8. In our opinion, the view taken by the Appellate Tribunal is misconceived in law. It has absolutely omitted to consider the effect of the Explanation to Section 271(1)(c) to the facts of this case. Without entering into the controversy as to whether even after the insertion of the Explanation the decision in Anwar Ali's case : 76ITR696(SC) is or is not good law, in our opinion, the Explanation has brought about a material change in the situation. Under Section 271(1)(c) of the I.T. Act, 1961, the position, of course, was that the (penalty) proceedings under the Act were quasi-criminal in nature and the onus was on the department to prove that the assessee concealed the income and furnished inaccurate particulars of the income in respect of the same and that it did so deliberately and further that the findings given in the assessment proceedings were admissible and good evidence but did not constitute conclusive proof of concealment or furnishing of inaccurate particulars. Apart from the assessment order the department was required to establish from some other material the fact of concealment or furnishing of inaccurate particulars.
9. The Explanation introduced by the Finance Act, 1964, read as under :
'Explanation.--Where the total income returned by any person is less than eighty per cent. of the total income (hereinafter in this Explanation referred to as the correct income) as assessed under Section 143 or Section 144 or Section 147 (reduced by the expenditure incurred bona fide by him for the purpose of making or earning any income included in the total income but which has been disallowed as a deduction), such person shall, unless he proves that the failure to return the correct income did not arise from any fraud or any gross or wilful neglect on his part, be deemed to have concealed the particulars of his income or furnished inaccurate particulars of such income for the purposes of Clause (c) of this sub-section.'
10. This provision is certainly a rule of evidence. The requirement now is that the department is first to establish that the total income returned by any person was less than eighty per cent. of the total income assessed, as reduced by the expenditure incurred bona fide by him for the purpose of making or earning any income included in the total income but which has been disallowed as a deduction. If the department succeeds in establishing this fact then it is to be presumed that the assessee had concealed the particulars of his income or furnished inaccurate particulars of such income. This is, however, a rebuttable presumption. The assessee can discharge the onus by showing that the failure to return the correct income did not arise from any fraud, or any gross or wilful neglect on his part. This onus is of a negative nature. Further, the extent of the onus is as in a civil case and certainly not as in a criminal case where the prosecution is required to establish the guilt of the accused beyond all reasonable and probable doubts. The assessee can discharge this onus by relying on direct or circumstantial evidence. He can rely on the evidence given and the circumstances which obtained in the assessment proceedings as also furnish fresh evidence in penalty proceedings. Penalty proceedings are separate from assessment proceedings.

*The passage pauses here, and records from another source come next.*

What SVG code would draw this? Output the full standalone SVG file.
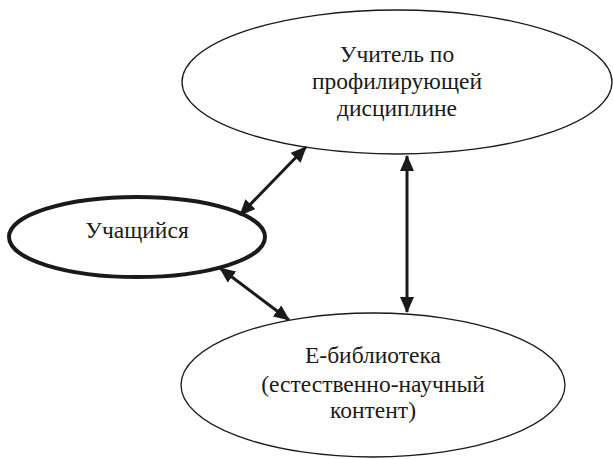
<svg xmlns="http://www.w3.org/2000/svg" width="613" height="459" viewBox="0 0 613 459">
<style>
.node{fill:#fff;stroke:#1a1a1a;stroke-width:1.3}
.thick{stroke-width:4}
.lbl{fill:#1a1a1a;text-anchor:middle}
.conn{stroke:#1a1a1a;stroke-width:3;fill:none}
</style>
<defs>
<marker id="ah" markerUnits="userSpaceOnUse" markerWidth="16" markerHeight="14" viewBox="0 0 16 14" refX="15" refY="7" orient="auto-start-reverse">
<path d="M0,0 L16,7 L0,14 Z" fill="#1a1a1a"/>
</marker>
</defs>
<rect width="613" height="459" fill="#fff"/>
<g id="teacher">
<ellipse class="node" cx="397" cy="82" rx="215" ry="72"/>
<text class="lbl" style="font-family:'Liberation Serif',serif;font-size:23.5px" x="397" y="62">Учитель по</text>
<text class="lbl" style="font-family:'Liberation Serif',serif;font-size:23.5px" x="397" y="89">профилирующей</text>
<text class="lbl" style="font-family:'Liberation Serif',serif;font-size:23.5px" x="397" y="116">дисциплине</text>
</g>
<g id="student">
<ellipse class="node thick" cx="137" cy="237" rx="128" ry="40"/>
<text class="lbl" style="font-family:'Liberation Serif',serif;font-size:23.5px" x="137" y="238">Учащийся</text>
</g>
<g id="library">
<ellipse class="node" cx="373" cy="385" rx="192" ry="72"/>
<text class="lbl" style="font-family:'Liberation Serif',serif;font-size:23.5px" x="373" y="363">Е-библиотека</text>
<text class="lbl" style="font-family:'Liberation Serif',serif;font-size:23.5px" x="373" y="392">(естественно-научный</text>
<text class="lbl" style="font-family:'Liberation Serif',serif;font-size:23.5px" x="373" y="418">контент)</text>
</g>
<g id="connectors">
<line class="conn" x1="240" y1="215" x2="306" y2="147" marker-start="url(#ah)" marker-end="url(#ah)"/>
<line class="conn" x1="220" y1="268" x2="289" y2="320" marker-start="url(#ah)" marker-end="url(#ah)"/>
<line class="conn" x1="407" y1="156" x2="407" y2="312" marker-start="url(#ah)" marker-end="url(#ah)"/>
</g>
</svg>
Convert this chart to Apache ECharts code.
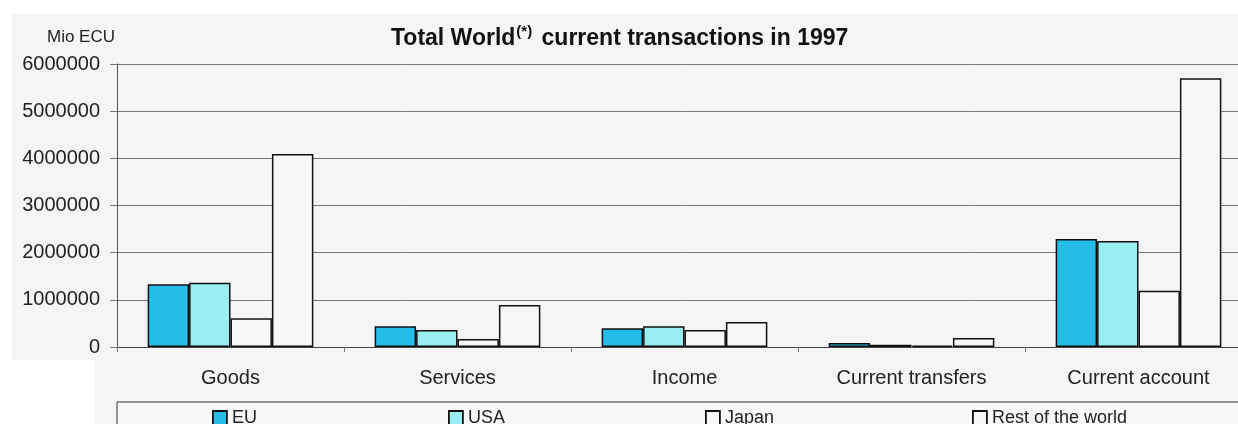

It may also be mentioned that there is a vital difference between making an assertion and proving an assertion. The two are not co-extensive. The mere making of an assertion cannot be taken as proof of an assertion. Of course, the matter in its ultimate analysis is to be decided on the preponderance of probabilities after considering the materials placed on the record. We may in this behalf refer to a decision of this court in Rukmani Bahu v. Addl. CIT : 116ITR468(All) .
11. Now let us analyse what the Tribunal has done in this case. We have already extracted above the relevant part of its order. The view taken by it is that in regard to both the construction of flats and purchase of shops, the explanation of the assessee had not been believed and relying on the decision in Anwar Ali's case : 76ITR696(SC) , in its opinion 'it is settled law that in respect of additions made in similar circumstances to the assessment, there could be no levy of penalty under Section 271(1)(c) of the Income-tax Act, 1961'. Further in its opinion 'merely because the additions were made in the assessment, it cannot be postulated that they represented the real income of the assessee for the accounting year under consideration'. In other words, the Tribunal is labouring under a conception that apart from the 'assessment order the department must by other materials establish that the disputed addition constituted the concealed income of the assessee for the year under consideration and that merely because the assessee's explanation was rejected in the assessment proceedings, it would not mean that it was guilty of concealment of income or furnishing inaccurate particulars in respect of the same. There is not a whisper in the order of the Tribunal to show that the provisions of the Explanation to Section 271(1)(c) was in the background of its mind when it was considering this case. All that was in the background of its mind was the decision in Anwar Ali's case : 76ITR696(SC) . It appears to be oblivious of the fact that the Explanation to Section 271(1)(c) was attracted to the case and if so, what was its effect.
12. The IAC had in a detailed order considered the explanation of the assessee and given his reasons for not accepting the same. On a reappraisal of the facts and circumstances of the case the Tribunal could have come to a different finding but unfortunately it has not done so. It has not referred to the reasons given by the IAC for not accepting the assessee's explanation. It has also not taken into consideration the fact whether there was any material on record to support this explanation. The position, therefore, is that the case is to be sent back to the Tribunal with a direction to look into the record and dispose of the appeal on the basis of the same and in the light of the observations which we have made above.
13. Accordingly, we return the questions unanswered with a direction to the Appellate Tribunal to look into the record and dispose of the appeal on the basis of the same and in the light of the observations made by us above. In the circumstances, we make no order as to costs.